When people think of Iowa, many of them think of our agriculture (for good reasons). Obviously, it's big business here. We ranked first in the nation in production of corn, soybeans, eggs, and pork in 2005. Indeed, population-wise, hogs here outnumber humans by more than 5 to 1. This is one reason research at our center focuses on zoonotic disease (diseases which can be transferred between animal species), and specifically, diseases of domesticated animals. A story in the news today shows one reason why we study what we do:
Iowa State health officials say someone in eastern Iowa has tested positive for swine flu, a pig disease which rarely jumps to humans.
Doctor Patricia Quinlisk, the state's epidemiologist, says there is no cause for alarm.
The patient was diagnosed with swine flu after a throat swab was taken. The person had developed flu symptoms and went to a doctor.
The U-S Centers for Disease Control and Prevention has confirmed the swine flu diagnosis. The agency has blood tests pending on people in contact with the Iowan to determine exposure.
Quinlisk says there was no evidence the virus has spread person to person. She says the patient was not hospitalized and has since recovered.
It was unknown how the individual contracted the virus.
Quinlisk says swine flu is hard for humans to catch from pigs.
More after the jump...
First, a bit about swine influenza. I've written a bit about it previously here for those who want more background, but essentially, the main swine viruses circulating are of serotypes H1N1, H3N2, and H1N2. (The news report doesn't identify the serotype this person was infected with). Some of these viruses are combinations of human, swine, and avian influenza viruses, and swine have previously been implicated in the generation of pandemic influenza viruses due to their ability to serve as a "mixing vessel" for avian and human-type influenza viruses. And since they're so closely related to humans (well, much more closely related than, say, birds, anyway), there is concern that a swine virus (or an avian virus that becomes adapted to mammals by infecting a pig) could enter the human population and wreak havoc. So, in a nutshell, that's one reason why we're so interested in swine influenza, even though "bird flu" has recently been so dominant in the news.
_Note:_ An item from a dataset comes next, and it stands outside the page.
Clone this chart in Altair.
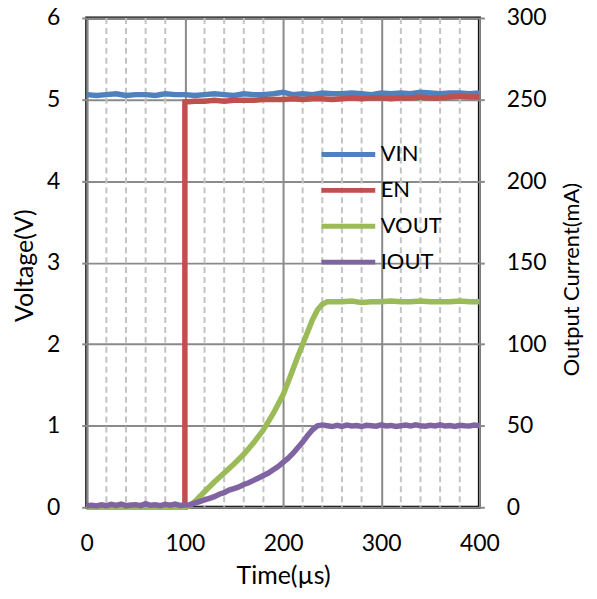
import altair as alt
import pandas as pd

# ---------------- data ----------------
SERIES = ["VIN", "EN", "VOUT", "IOUT"]
COLORS = ["#4F81BD", "#C0504D", "#9BBB59", "#8064A2"]

T_VIN = list(range(0, 401, 10))
VIN = [5.06, 5.05, 5.06, 5.07, 5.05, 5.06, 5.06, 5.05, 5.07, 5.06,
       5.06, 5.05, 5.06, 5.07, 5.06, 5.05, 5.07, 5.06, 5.06, 5.07,
       5.09, 5.06, 5.07, 5.06, 5.08, 5.07, 5.07, 5.08, 5.07, 5.06,
       5.08, 5.07, 5.08, 5.07, 5.09, 5.08, 5.07, 5.08, 5.08, 5.07, 5.08]

T_EN = [0, 100, 100, 110, 120, 130, 140, 150, 160, 170, 180, 190, 200,
        210, 220, 230, 240, 250, 260, 270, 280, 290, 300, 310, 320, 330,
        340, 350, 360, 370, 380, 390, 400]
EN = [0.0, 0.0, 4.97, 4.98, 4.98, 4.99, 4.98, 4.99, 4.99, 4.99, 5.00, 5.00,
      5.00, 5.01, 5.00, 5.01, 5.01, 5.00, 5.01, 5.02, 5.01, 5.02, 5.02, 5.01,
      5.02, 5.02, 5.03, 5.02, 5.02, 5.03, 5.04, 5.03, 5.03]

T_VOUT = [0, 100, 105, 110, 120, 130, 140, 150, 160, 170, 180, 190, 200,
          205, 210, 215, 220, 225, 230, 235, 240, 245, 250, 260, 270, 280,
          290, 300, 310, 320, 330, 340, 350, 360, 370, 380, 390, 400]
VOUT = [0.0, 0.0, 0.02, 0.07, 0.19, 0.31, 0.42, 0.53, 0.65, 0.79, 0.95, 1.15,
        1.38, 1.53, 1.69, 1.85, 2.00, 2.15, 2.30, 2.42, 2.49, 2.52, 2.52, 2.52,
        2.53, 2.51, 2.52, 2.52, 2.53, 2.52, 2.52, 2.53, 2.52, 2.52, 2.52, 2.53,
        2.52, 2.52]

T_IOUT = list(range(0, 401, 5))
IOUT = [1.0, 1.2, 0.8, 1.5, 1.0, 1.8, 1.2, 2.0, 1.0, 1.4, 1.6, 1.0, 2.2, 1.2,
        1.5, 1.0, 1.8, 1.3, 2.0, 1.1, 1.4, 1.6,
        2.5, 3.5, 4.5, 5.5, 6.5, 8.0, 9.0, 10.5, 11.5, 12.5, 14.0, 15.0, 16.5,
        18.0, 19.5, 21.0, 23.0, 25.0, 27.5, 30.0, 33.0, 36.5, 40.0, 44.0, 47.5,
        50.0, 50.5, 50.0, 49.5,
        50.2, 49.6, 50.4, 49.8, 50.1, 49.5, 50.3, 50.0, 49.7, 50.5, 49.9, 50.2,
        49.6, 50.0, 50.4, 49.8, 50.6, 50.0, 49.7, 50.3, 49.9, 50.5, 49.8, 50.1,
        49.6, 50.3, 50.0, 49.8, 50.4, 49.9]

X_TICKS = [0, 100, 200, 300, 400]
MINOR_X = [20, 40, 60, 80, 120, 140, 160, 180, 220, 240, 260, 280,
           320, 340, 360, 380]
V_TICKS = [0, 1, 2, 3, 4, 5, 6]
I_TICKS = [0, 50, 100, 150, 200, 250, 300]

# ---------------- tables ----------------
def frame(name, ts, vs):
    return pd.DataFrame({"t": ts, "v": vs, "series": name, "i": range(len(ts))})

df_vin = frame("VIN", T_VIN, VIN)
df_en = frame("EN", T_EN, EN)
df_vout = frame("VOUT", T_VOUT, VOUT)
df_iout = frame("IOUT", T_IOUT, IOUT)
df_minor = pd.DataFrame({"t": MINOR_X})

LABEL_SIZE = 23
x_scale = alt.Scale(domain=[0, 400], nice=False, zero=False)
v_scale = alt.Scale(domain=[0, 6], nice=False, zero=False)
i_scale = alt.Scale(domain=[0, 300], nice=False, zero=False)
color_scale = alt.Scale(domain=SERIES, range=COLORS)

x_axis = alt.Axis(values=X_TICKS, grid=True, gridColor="#8a8a8a", gridWidth=2,
                  domain=False, ticks=False, tickSize=0, labelPadding=25,
                  labelFlush=False, labelOverlap=False, title="Time(µs)",
                  titleFontSize=25, titlePadding=8)
v_axis = alt.Axis(values=V_TICKS, grid=True, gridColor="#8a8a8a", gridWidth=2,
                  domain=False, ticks=True, tickColor="#8a8a8a", tickSize=5,
                  tickWidth=2, labelPadding=22, labelFlush=False,
                  title="Voltage(V)", titleFontSize=25, titleAngle=270,
                  titleX=-62, titleY=248,
                  titleAlign="center", titleBaseline="middle")
i_axis = alt.Axis(values=I_TICKS, grid=False, domain=False, ticks=True,
                  tickColor="#8a8a8a", tickSize=5, tickWidth=2, labelPadding=22,
                  labelFlush=False, orient="right",
                  title="Output Current(mA)", titleFontSize=22, titleAngle=270,
                  titleX=92, titleY=262, titleAlign="center",
                  titleBaseline="middle")

legend = alt.Legend(orient="none", legendX=233, legendY=124, title=None,
                    symbolType="stroke", symbolSize=2916, symbolStrokeWidth=5,
                    clipHeight=26, rowPadding=10, labelFontSize=22,
                    labelOffset=3, padding=0, labelColor="black",
                    labelLimit=200)

minor = alt.Chart(df_minor).mark_rule(color="#c3c3c3", strokeWidth=2,
                                      strokeDash=[6, 4]).encode(
    x=alt.X("t:Q", scale=x_scale, axis=x_axis))


def volt_line(df):
    return alt.Chart(df).mark_line(strokeWidth=5.5).encode(
        x=alt.X("t:Q", scale=x_scale, axis=x_axis),
        y=alt.Y("v:Q", scale=v_scale, axis=v_axis),
        color=alt.Color("series:N", scale=color_scale, legend=legend),
        order=alt.Order("i:Q"))


left = alt.layer(minor, volt_line(df_vin), volt_line(df_en), volt_line(df_vout))

right = alt.Chart(df_iout).mark_line(strokeWidth=5.5).encode(
    x=alt.X("t:Q", scale=x_scale, axis=x_axis),
    y=alt.Y("v:Q", scale=i_scale, axis=i_axis),
    color=alt.Color("series:N", scale=color_scale, legend=legend),
    order=alt.Order("i:Q"))

chart = alt.layer(left, right).resolve_scale(y="independent").properties(
    width=394, height=491,
    autosize=alt.AutoSizeParams(type="none"),
    padding={"left": 79, "top": 9, "right": 110, "bottom": 83},
).configure(font="Lato").configure_view(
    stroke="black", strokeWidth=3
).configure_axis(
    labelFontSize=LABEL_SIZE, labelColor="black",
    titleColor="black", titleFontWeight="normal", labelFont="Lato",
    titleFont="Lato"
).configure_legend(labelFont="Lato")

chart.save("out.html", embed_options={"renderer": "svg", "actions": False})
And though this news report shows a fairly simple scenario so far, it raises a lot of unanswered questions.
I'll assume for now that (though not directly stated in the article) the patient is a farmer or other individual who works around hogs, and has been in direct contact with infected swine. I'm assuming this because it's not mentioned in the article that s/he *wasn't* in contact with swine, which would seem an important enough detail to include (to me, anyway). However, I think some of the other statements in the article are less supported.
First, it says, repeatedly, that the virus is difficult for humans to catch from pigs. Likely this is true, but as I've pointed out previously (see here), we don't really know the extent of human infection with swine viruses. When someone comes down with "the flu," 1) it's rare that they even go to the doctor unless the case is serious; and 2) even if they *do* go, the viral isolates are rarely typed. So what we have are a very small subset of isolates that extrapolations are made from, and we know very little about the isolates out there that may cause very mild or asymptomatic infections in humans. Therefore, we really don't know the denominator in this case--the number of swine influenza infections that routinely occur in humans.
Second, it's stated that "there is no evidence that the virus has spread person to person." However, elsewhere in the article it mentions that the blood tests on contacts are still pending. So while the "no evidence" part is likely stated because (I'm guessing) none of the patient's contacts developed symptoms consistent with influenza virus infection, only these tests can confim that they weren't infected sub-clinically. (In other words, that the virus didn't actually spread to them, but not cause symptoms).
Either way, it's an interesting report. I wonder if the patient had any of the risk factors that have previously been identified for swine flu infections....
Thanks for the information, Tara.
One of the theories about the origin of the 1918 Spanish flu was that it started in farmers in a town in southwest Kansas. So, I think this points out how we should not become fixated on H5N1 as the only possible cause of a near-future pandemic.
We might be looking in one place while we're getting blindsided from another.
Since you're a scientist and deal with this sort of stuff on a daily basis, is there any way you can contact the CDC and find out what the specific serotypes are? It would be interesting information to have.
Wow, another timely connection with President Ford appears...
Well i Wanted To Ask Is It Still Possible For Someone To Get The "Swine Flu" With Out Like Someone Coughing By You & How Does It Rarely Jump To Us Humans..?
I Would Love To Get A Great Answer Back Its Beacuse Im Macking A Reaserch For My Reading Project & I Thought It Would Be Interesting To Get Something Good Back!